*YOUR OBJECTIVE:*
Copy exactly, and only, the lines between the line holding "Convert this chart to Plotly code." and the line holding "return (B - (p - OFF)) / (B - T)", inclusive; skip the pictures.

*EXERCISE DATA:*
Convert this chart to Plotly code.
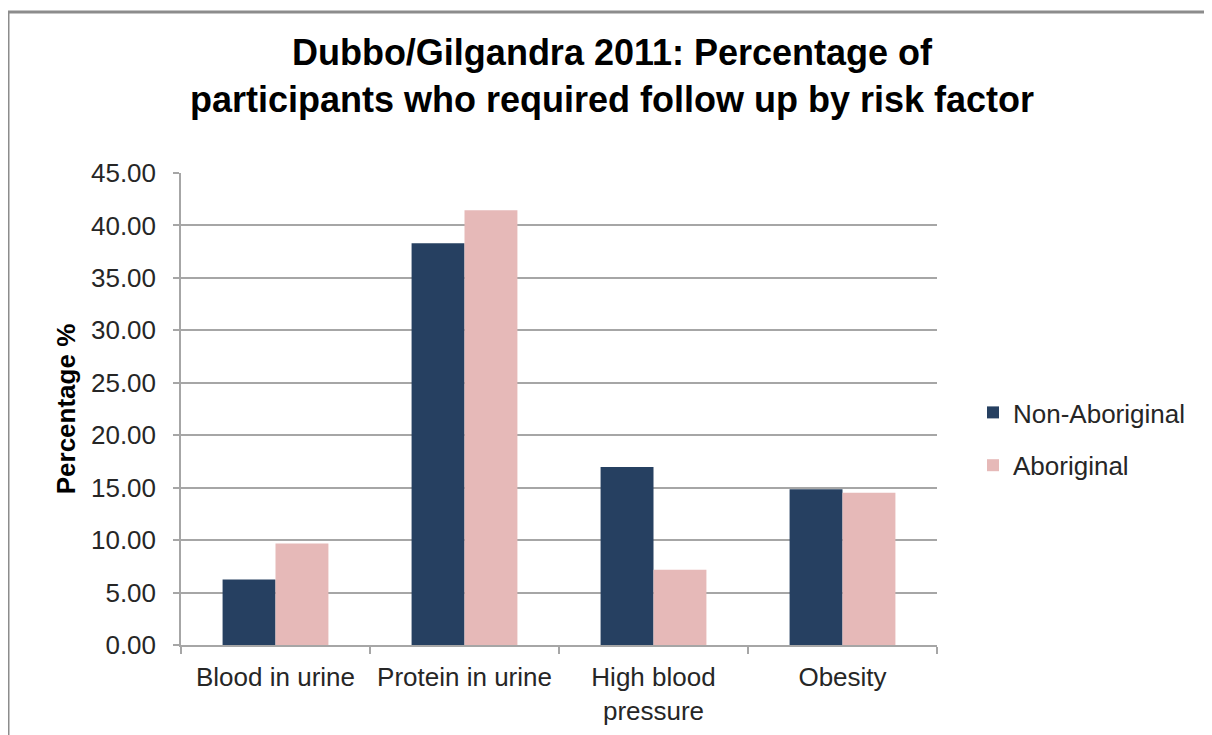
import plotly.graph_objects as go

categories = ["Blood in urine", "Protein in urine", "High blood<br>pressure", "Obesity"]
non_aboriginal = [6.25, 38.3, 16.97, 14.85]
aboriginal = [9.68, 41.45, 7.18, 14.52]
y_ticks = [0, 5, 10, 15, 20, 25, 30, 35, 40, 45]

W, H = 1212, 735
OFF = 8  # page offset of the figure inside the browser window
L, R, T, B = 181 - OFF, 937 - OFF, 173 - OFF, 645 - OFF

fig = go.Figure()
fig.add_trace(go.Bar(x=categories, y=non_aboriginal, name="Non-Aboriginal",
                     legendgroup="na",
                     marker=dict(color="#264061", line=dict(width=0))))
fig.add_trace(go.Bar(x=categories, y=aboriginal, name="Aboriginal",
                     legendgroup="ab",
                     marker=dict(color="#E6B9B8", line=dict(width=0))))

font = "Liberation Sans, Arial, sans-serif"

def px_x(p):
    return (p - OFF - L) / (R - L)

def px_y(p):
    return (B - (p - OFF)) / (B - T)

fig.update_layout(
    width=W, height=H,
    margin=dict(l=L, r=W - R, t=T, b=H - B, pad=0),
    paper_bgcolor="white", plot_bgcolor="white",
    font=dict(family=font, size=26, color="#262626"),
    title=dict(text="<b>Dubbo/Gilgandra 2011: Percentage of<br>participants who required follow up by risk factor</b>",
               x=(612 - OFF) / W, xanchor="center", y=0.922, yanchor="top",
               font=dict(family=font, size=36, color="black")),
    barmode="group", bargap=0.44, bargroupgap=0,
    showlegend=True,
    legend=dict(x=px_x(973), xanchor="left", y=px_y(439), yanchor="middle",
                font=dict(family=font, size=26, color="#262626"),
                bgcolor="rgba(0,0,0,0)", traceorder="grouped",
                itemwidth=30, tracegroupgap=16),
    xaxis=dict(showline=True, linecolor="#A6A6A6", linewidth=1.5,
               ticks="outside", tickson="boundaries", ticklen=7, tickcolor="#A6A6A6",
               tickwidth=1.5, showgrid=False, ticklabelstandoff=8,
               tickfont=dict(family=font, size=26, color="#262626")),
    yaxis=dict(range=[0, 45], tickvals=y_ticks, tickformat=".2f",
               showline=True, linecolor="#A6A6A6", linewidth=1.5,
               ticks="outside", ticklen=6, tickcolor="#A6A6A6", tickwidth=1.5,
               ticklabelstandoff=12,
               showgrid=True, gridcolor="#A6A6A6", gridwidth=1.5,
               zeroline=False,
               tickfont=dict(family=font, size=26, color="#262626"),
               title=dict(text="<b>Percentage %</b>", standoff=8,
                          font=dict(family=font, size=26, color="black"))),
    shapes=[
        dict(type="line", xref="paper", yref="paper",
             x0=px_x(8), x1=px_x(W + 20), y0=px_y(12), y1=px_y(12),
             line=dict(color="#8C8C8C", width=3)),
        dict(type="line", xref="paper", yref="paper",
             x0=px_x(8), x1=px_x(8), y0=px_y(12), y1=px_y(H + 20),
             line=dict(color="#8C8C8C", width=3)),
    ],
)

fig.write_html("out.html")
...
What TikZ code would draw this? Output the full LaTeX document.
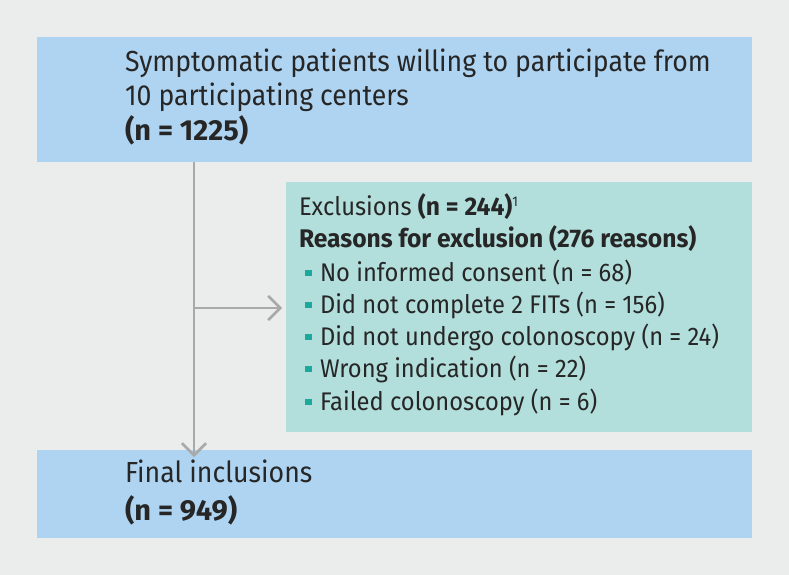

*RESULT OF THIS EXERCISE:*
Convert this chart to Plotly code.
import plotly.graph_objects as go

categories = ["Blood in urine", "Protein in urine", "High blood<br>pressure", "Obesity"]
non_aboriginal = [6.25, 38.3, 16.97, 14.85]
aboriginal = [9.68, 41.45, 7.18, 14.52]
y_ticks = [0, 5, 10, 15, 20, 25, 30, 35, 40, 45]

W, H = 1212, 735
OFF = 8  # page offset of the figure inside the browser window
L, R, T, B = 181 - OFF, 937 - OFF, 173 - OFF, 645 - OFF

fig = go.Figure()
fig.add_trace(go.Bar(x=categories, y=non_aboriginal, name="Non-Aboriginal",
                     legendgroup="na",
                     marker=dict(color="#264061", line=dict(width=0))))
fig.add_trace(go.Bar(x=categories, y=aboriginal, name="Aboriginal",
                     legendgroup="ab",
                     marker=dict(color="#E6B9B8", line=dict(width=0))))

font = "Liberation Sans, Arial, sans-serif"

def px_x(p):
    return (p - OFF - L) / (R - L)

def px_y(p):
    return (B - (p - OFF)) / (B - T)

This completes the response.